C. S. Lewis, long renowned for his children's books as well as his
Christian apologetics, has been the subject of wide interest since
he first stepped-up to the BBC's microphone during the Second World
War. Until now, however, the reasons why this medievalist began
writing books for a popular audience, and why these books have
continued to be so popular, had not been fully explored. In fact
Lewis, who once described himself as by nature an 'extreme
anarchist', was a critical controversialist in his time-and not to
everyone's liking.
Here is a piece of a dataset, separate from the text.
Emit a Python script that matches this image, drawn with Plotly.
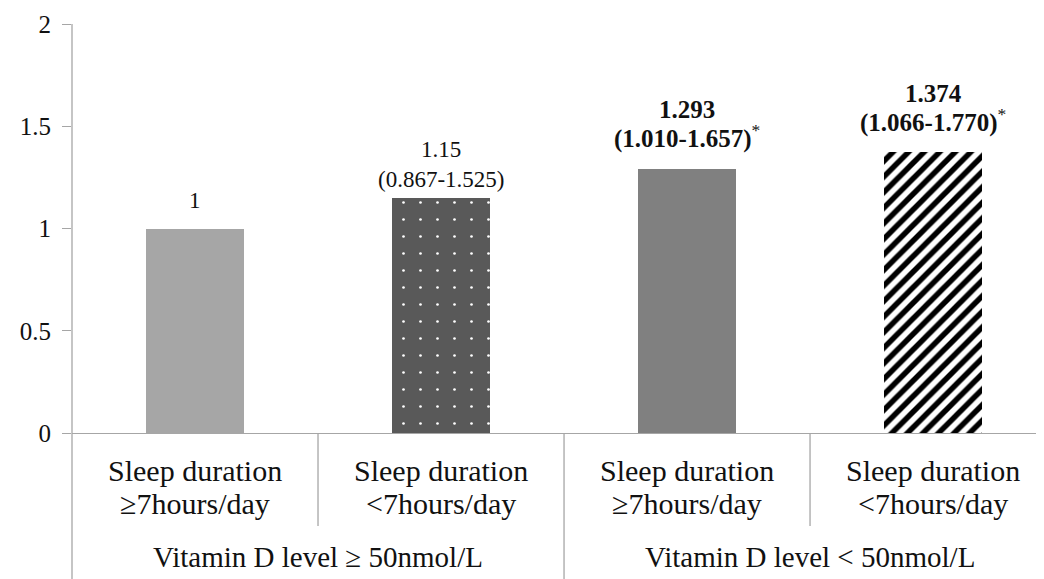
import plotly.graph_objects as go

cat_line1 = ["Sleep duration", "Sleep duration", "Sleep duration", "Sleep duration"]
cat_line2 = ["≥7hours/day", "<7hours/day", "≥7hours/day", "<7hours/day"]
groups = ["Vitamin D level ≥ 50nmol/L", "Vitamin D level < 50nmol/L"]
group_of = [0, 0, 1, 1]
values = [1, 1.15, 1.293, 1.374]
value_labels = ["1", "1.15", "1.293", "1.374"]
ci_labels = ["", "(0.867-1.525)", "(1.010-1.657)", "(1.066-1.770)"]
significant = [False, False, True, True]
y_ticks = [0, 0.5, 1, 1.5, 2]
y_ticklabels = ["0", "0.5", "1", "1.5", "2"]

# styling
FONT = "Liberation Serif"
TXT = "#111111"
AX = "#a6a6a6"
label_yshift = [14, 4, 14, 13]
colors = ["#a6a6a6", "#595959", "#808080", "#ffffff"]
patterns = [
    dict(shape=""),
    dict(shape=".", fgcolor="#ffffff", bgcolor="#595959", size=17, solidity=0.02, fillmode="replace"),
    dict(shape=""),
    dict(shape="/", fgcolor="#000000", bgcolor="#ffffff", size=11, solidity=0.5, fillmode="replace"),
]
PLOT_H = 409.0

xs = list(range(len(values)))
fig = go.Figure()
for i in xs:
    fig.add_trace(go.Bar(x=[i], y=[values[i]], width=0.4,
                         marker=dict(color=colors[i], line=dict(width=0), pattern=patterns[i]),
                         showlegend=False, hoverinfo="skip"))
    lines = [value_labels[i]]
    if ci_labels[i]:
        lines.append(ci_labels[i])
    size = 23
    if significant[i]:
        lines = ["<b>" + l + "</b>" for l in lines]
        lines[-1] = lines[-1] + "<sup>*</sup>"
        size = 25
    n = len(lines)
    for k, l in enumerate(lines):
        fig.add_annotation(x=i, y=values[i], xref="x", yref="y", text=l, showarrow=False,
                           yanchor="bottom", yshift=label_yshift[i] + (n - 1 - k) * 30,
                           font=dict(family=FONT, size=size, color=TXT))
    # category labels
    fig.add_annotation(x=i, y=-37 / PLOT_H, xref="x", yref="paper", text=cat_line1[i], showarrow=False,
                       yanchor="middle", font=dict(family=FONT, size=30, color=TXT))
    fig.add_annotation(x=i, y=-70 / PLOT_H, xref="x", yref="paper", text=cat_line2[i], showarrow=False,
                       yanchor="middle", font=dict(family=FONT, size=30, color=TXT))

# group labels
for g, name in enumerate(groups):
    members = [i for i in xs if group_of[i] == g]
    fig.add_annotation(x=sum(members) / len(members), y=-124 / PLOT_H, xref="x", yref="paper", text=name,
                       showarrow=False, yanchor="middle", font=dict(family=FONT, size=29, color=TXT))

# dividers
line = dict(color=AX, width=1.3)
fig.add_shape(type="line", xref="paper", yref="paper", x0=0, x1=0, y0=1, y1=-146 / PLOT_H, line=line)
for i in range(len(xs) - 1):
    xb = i + 0.5
    y1 = -146 / PLOT_H if group_of[i] != group_of[i + 1] else -93 / PLOT_H
    fig.add_shape(type="line", xref="x", yref="paper", x0=xb, x1=xb, y0=0, y1=y1, line=line)

fig.update_layout(
    width=1036, height=571, margin=dict(l=64, r=0, t=16, b=146, autoexpand=False),
    paper_bgcolor="white", plot_bgcolor="white", bargap=0,
    font=dict(family=FONT, size=25, color=TXT),
)
fig.update_xaxes(range=[-0.5, 3.451], tickvals=xs, showticklabels=False, showgrid=False, zeroline=False,
                 showline=True, linecolor=AX, linewidth=1.3, ticks="", automargin=False)
fig.update_yaxes(range=[0, 2], tickvals=y_ticks, ticktext=y_ticklabels, showgrid=False, zeroline=False,
                 showline=False, ticks="outside", ticklen=9, tickcolor=AX, tickwidth=1.3,
                 ticklabelstandoff=6, automargin=False,
                 tickfont=dict(family=FONT, size=25, color=TXT))
fig.write_html("out.html")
Yet, somehow, Lewis's books directed at children
and middlebrow Christians have continued to resonate in the decades
since his death in 1963. Stephanie L. Derrick considers why this is
the case, and why it is more true in America than in Lewis's
home-country of Britain. The story of C. S. Lewis's fame is one
that takes us from his childhood in Edwardian Belfast, to the
height of international conflict during the 1940s, to the rapid
expansion of the paperback market, and on to readers' experiences
in the 1980s and 1990s, and, finally, to London in November 2013,
where Lewis was honoured with a stone in Poet's Corner in
Westminster Abbey. Derrick shows that, in fact, the author himself
was only one actor among many shaping a multi-faceted image. The
Fame of C. S. Lewis is the most comprehensive account of Lewis's
popularity to date, drawing on a wealth of fresh material and with
much to interest scholars and C. S. Lewis admirers alike.